Yes, it’s extraordinarily brutal, but evil is brutal. We want to avert our eyes, but we live in a time when evil, which always exists, has crawled out from under a rock and is right in front of us. There are those who don’t believe that people are purely evil, but they are among us. People who have no conscience. Who don’t consider other humans to actually be people, but rather things to be used or disposed of as they wish.
On the surface it is a story of revenge. Clare, an Irish convict in Tasmania in 1825, undergoes a horrific act of brutalism by a British officer and two of his compatriots. She sets out to track that officer and the others down on a journey through the Tasmanian wilderness with the aid of a native tracker, Billy. This is based on the history of Tasmania—during the Black War, which was ethnic cleansing.
The journey is full of conflict and we see the differences between a person with a conscience and one without. We also see the various types of personality, in the form of the sergeant and others who will allow themselves to be debased and humiliated but will still serve an evil person That is something we see daily here in this country as men and women do and say terrible things in the service of an evil person all in the hopes of advancing their own careers, making money, out of fear, or simply satisfying their own dark impulses.
Note that no matter how badly the officer treats the sergeant, the man keeps serving him.
One of the enablers is someone you might not even notice, who stays in the background and doesn’t utter a single word of dialogue: the Irish indentured man who carries the supplies for the entire journey for the officer. He represents the majority of people who just go along. Throughout history the vast majority of people have allowed evil to rise because they don’t act.
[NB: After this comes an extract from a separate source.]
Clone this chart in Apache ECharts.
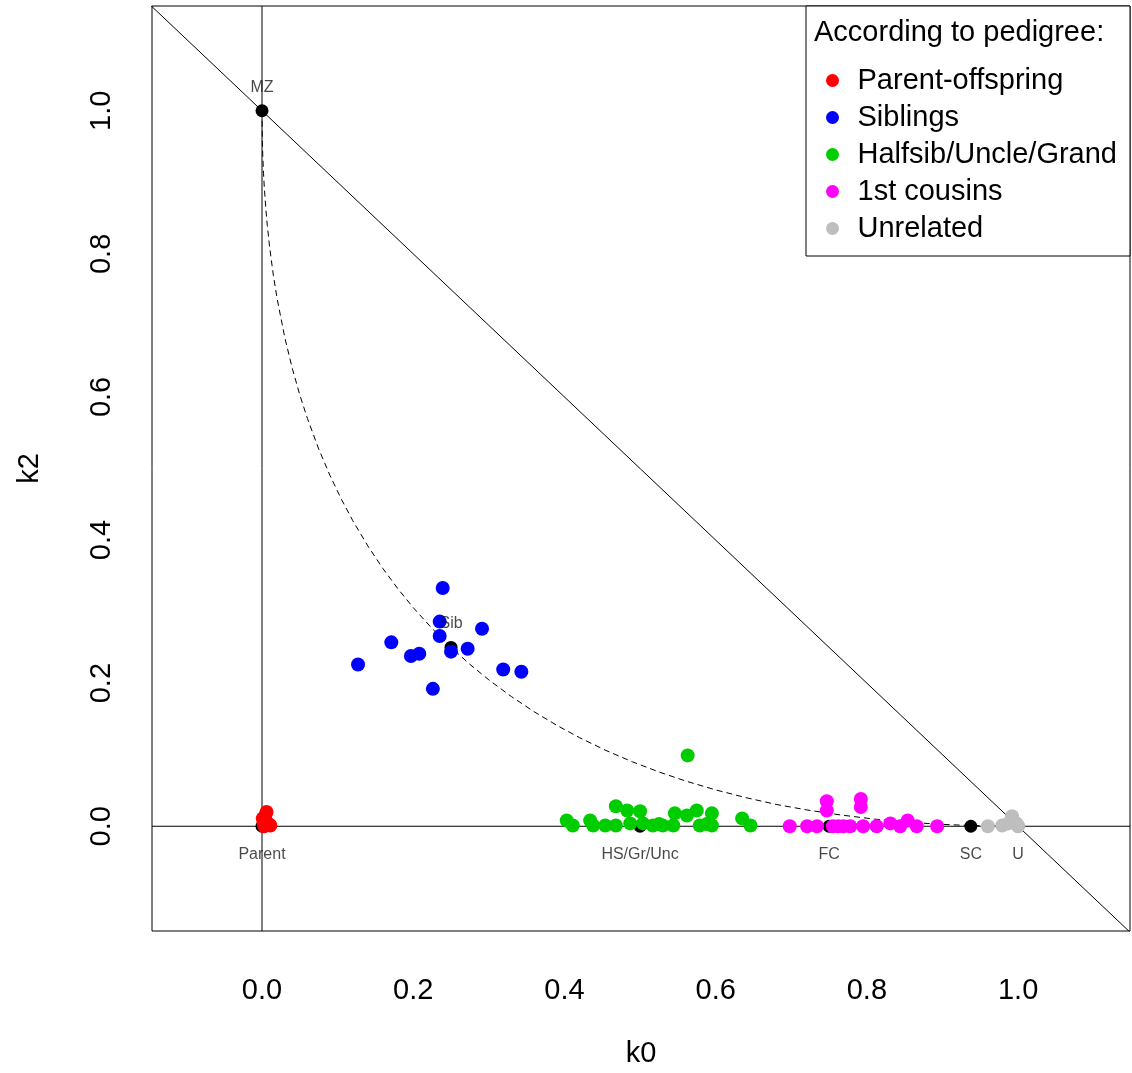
<!DOCTYPE html>
<html>
<head>
<meta charset="utf-8">
<script src="https://cdn.jsdelivr.net/npm/echarts@6/dist/echarts.min.js"></script>
<style>
  html, body { margin: 0; padding: 0; background: #fff; }
  #chart { width: 1132px; height: 1073px; }
</style>
</head>
<body>
<div id="chart"></div>
<script>
// relationship groups, (k0, k2)
const groupNames = ['Parent-offspring', 'Siblings', 'Halfsib/Uncle/Grand', '1st cousins', 'Unrelated']
const groupColors = ['#ff0000', '#0000ff', '#00cd00', '#ff00ff', '#bebebe']

const parentK0 = [0.006, 0.004, 0.001, 0.002, 0.005, 0.009, 0.011, 0.003]
const parentK2 = [0.020, 0.014, 0.011, 0.005, 0.007, 0.003, 0.001, 0.000]

const sibK0 = [0.127, 0.171, 0.197, 0.208, 0.226, 0.235, 0.235, 0.239, 0.250, 0.272, 0.291, 0.319, 0.343]
const sibK2 = [0.226, 0.257, 0.238, 0.241, 0.192, 0.266, 0.286, 0.333, 0.244, 0.248, 0.276, 0.219, 0.216]

const halfK0 = [0.403, 0.411, 0.434, 0.438, 0.454, 0.468, 0.468, 0.483, 0.487, 0.500, 0.504, 0.517, 0.525,
  0.530, 0.546, 0.544, 0.562, 0.575, 0.579, 0.588, 0.595, 0.595, 0.563, 0.635, 0.646]
const halfK2 = [0.008, 0.001, 0.008, 0.001, 0.001, 0.028, 0.001, 0.022, 0.004, 0.021, 0.004, 0.001, 0.003,
  0.001, 0.018, 0.001, 0.015, 0.022, 0.001, 0.003, 0.018, 0.001, 0.099, 0.011, 0.001]

const cousinK0 = [0.698, 0.721, 0.734, 0.747, 0.747, 0.755, 0.762, 0.769, 0.778, 0.792, 0.792, 0.795, 0.813,
  0.831, 0.844, 0.854, 0.866, 0.893]
const cousinK2 = [0.000, 0.000, 0.000, 0.035, 0.022, 0.000, 0.000, 0.000, 0.000, 0.038, 0.027, 0.000, 0.000,
  0.004, 0.000, 0.008, 0.000, 0.000]

const unrelK0 = [0.960, 0.979, 0.987, 0.992, 0.998, 1.000]
const unrelK2 = [0.000, 0.001, 0.004, 0.014, 0.004, 0.000]

// reference relationships
const refNames = ['MZ', 'Parent', 'Sib', 'HS/Gr/Unc', 'FC', 'SC', 'U']
const refK0 = [0, 0, 0.25, 0.5, 0.75, 0.9375, 1]
const refK2 = [1, 0, 0.25, 0, 0, 0, 0]

// dashed boundary curve
const curveK0 = [0, 0.0005, 0.001, 0.002, 0.003, 0.005, 0.007, 0.01, 0.015, 0.02, 0.03, 0.04, 0.05, 0.06,
  0.075, 0.09, 0.105, 0.12, 0.14, 0.16, 0.18, 0.2, 0.225, 0.25, 0.275, 0.3, 0.33, 0.36, 0.39, 0.42, 0.455,
  0.49, 0.525, 0.56, 0.6, 0.64, 0.68, 0.72, 0.765, 0.81, 0.855, 0.9, 0.9375, 1]
const curveK2 = [1, 0.9558, 0.9377, 0.9126, 0.8935, 0.8636, 0.8397, 0.81, 0.7701, 0.7372, 0.6836, 0.64,
  0.6028, 0.5701, 0.5273, 0.49, 0.4570, 0.4272, 0.3917, 0.36, 0.3315, 0.3056, 0.2763, 0.25, 0.2262, 0.2046,
  0.1811, 0.16, 0.1410, 0.1238, 0.1059, 0.09, 0.0759, 0.0633, 0.0508, 0.04, 0.0305, 0.0229, 0.0158, 0.01,
  0.0056, 0.0026, 0.001, 0]

const tickValues = [0, 0.2, 0.4, 0.6, 0.8, 1.0]

const xMin = -0.1455
const xMax = 1.148
const yMin = -0.1464
const yMax = 1.1464

const font = 'Liberation Sans, Arial, sans-serif'

function zip(a, b) {
  return a.map((v, i) => [v, b[i]])
}

const groups = [
  zip(parentK0, parentK2),
  zip(sibK0, sibK2),
  zip(halfK0, halfK2),
  zip(cousinK0, cousinK2),
  zip(unrelK0, unrelK2)
]

const lineBase = {
  type: 'line',
  symbol: 'none',
  silent: true,
  z: 1,
  lineStyle: { color: '#000', width: 1 }
}

const series = [
  Object.assign({}, lineBase, { data: [[-0.2, 1.2], [1.2, -0.2]] }),
  Object.assign({}, lineBase, { data: [[xMin, 0], [xMax, 0]] }),
  Object.assign({}, lineBase, { data: [[0, yMin], [0, yMax]] }),
  Object.assign({}, lineBase, {
    data: zip(curveK0, curveK2),
    lineStyle: { color: '#000', width: 1, type: [6, 4] }
  }),
  {
    type: 'scatter',
    symbolSize: 13,
    z: 2,
    itemStyle: { color: '#000', opacity: 1 },
    data: zip(refK0, refK2)
  }
]

groups.forEach((g, i) => {
  series.push({
    name: groupNames[i],
    type: 'scatter',
    symbolSize: 14,
    z: 3,
    itemStyle: { color: groupColors[i], opacity: 1 },
    data: g
  })
})

// labels for the reference points, on top of everything
series.push({
  type: 'scatter',
  symbolSize: 1,
  z: 5,
  silent: true,
  itemStyle: { color: 'rgba(0,0,0,0)' },
  data: refNames.map((n, i) => {
    const above = n === 'MZ' || n === 'Sib'
    return {
      value: [refK0[i], refK2[i]],
      name: n,
      label: {
        show: true,
        position: above ? 'top' : 'bottom',
        distance: above ? 15 : 20,
        formatter: '{b}',
        fontFamily: font,
        fontSize: 16,
        color: '#1a1a1a'
      }
    }
  })
})

const chart = echarts.init(document.getElementById('chart'))
chart.setOption({
  animation: false,
  backgroundColor: '#fff',
  grid: {
    left: 152,
    right: 2,
    top: 6,
    bottom: 140,
    show: true,
    borderColor: '#000',
    borderWidth: 1,
    backgroundColor: 'transparent'
  },
  xAxis: {
    type: 'value',
    min: xMin,
    max: xMax,
    name: 'k0',
    nameLocation: 'middle',
    nameGap: 108,
    nameTextStyle: { fontFamily: font, fontSize: 29, color: '#000' },
    axisLine: { show: false },
    axisTick: { show: false },
    splitLine: { show: false },
    axisLabel: {
      customValues: tickValues,
      formatter: v => v.toFixed(1),
      margin: 45,
      fontFamily: font,
      fontSize: 29,
      color: '#000'
    }
  },
  yAxis: {
    type: 'value',
    min: yMin,
    max: yMax,
    name: 'k2',
    nameLocation: 'middle',
    nameGap: 108,
    nameTextStyle: { fontFamily: font, fontSize: 29, color: '#000' },
    axisLine: { show: false },
    axisTick: { show: false },
    splitLine: { show: false },
    axisLabel: {
      customValues: tickValues,
      formatter: v => v.toFixed(1),
      rotate: 90,
      margin: 36,
      fontFamily: font,
      fontSize: 29,
      color: '#000'
    }
  },
  legend: {
    data: groupNames,
    orient: 'vertical',
    left: 821,
    top: 61,
    icon: 'circle',
    itemWidth: 40,
    itemHeight: 13,
    itemGap: 8,
    selectedMode: false,
    textStyle: { fontFamily: font, fontSize: 29, color: '#000', lineHeight: 28 }
  },
  graphic: [
    {
      type: 'rect',
      z: 0,
      shape: { x: 806, y: 6, width: 324, height: 250 },
      style: { fill: '#fff', stroke: '#000', lineWidth: 1 }
    },
    {
      type: 'text',
      z: 1,
      x: 814,
      y: 33,
      style: {
        text: 'According to pedigree:',
        fontFamily: font,
        fontSize: 29,
        fill: '#000',
        verticalAlign: 'middle'
      }
    }
  ],
  series: series
})
</script>
</body>
</html>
Just think of all of the countries who willingly shipped off their Jews, their neighbors, just so they wouldn’t have trouble.
This is a movie for our time because the original sin baked into our Constitution is coming home to roost once more and was brought out into the open five years ago and instead of subsiding is growing. For evil to win, and it looks more likely every day here in the United States, it requires the majority of us to do nothing. It’s a story about racism, misogyny, murder in the name of being the law and more.
I highly recommend this movie even though it will cause extreme discomfort in many watching. In fact, that is exactly why I recommend it. We cannot ever be comfortable when we see evil.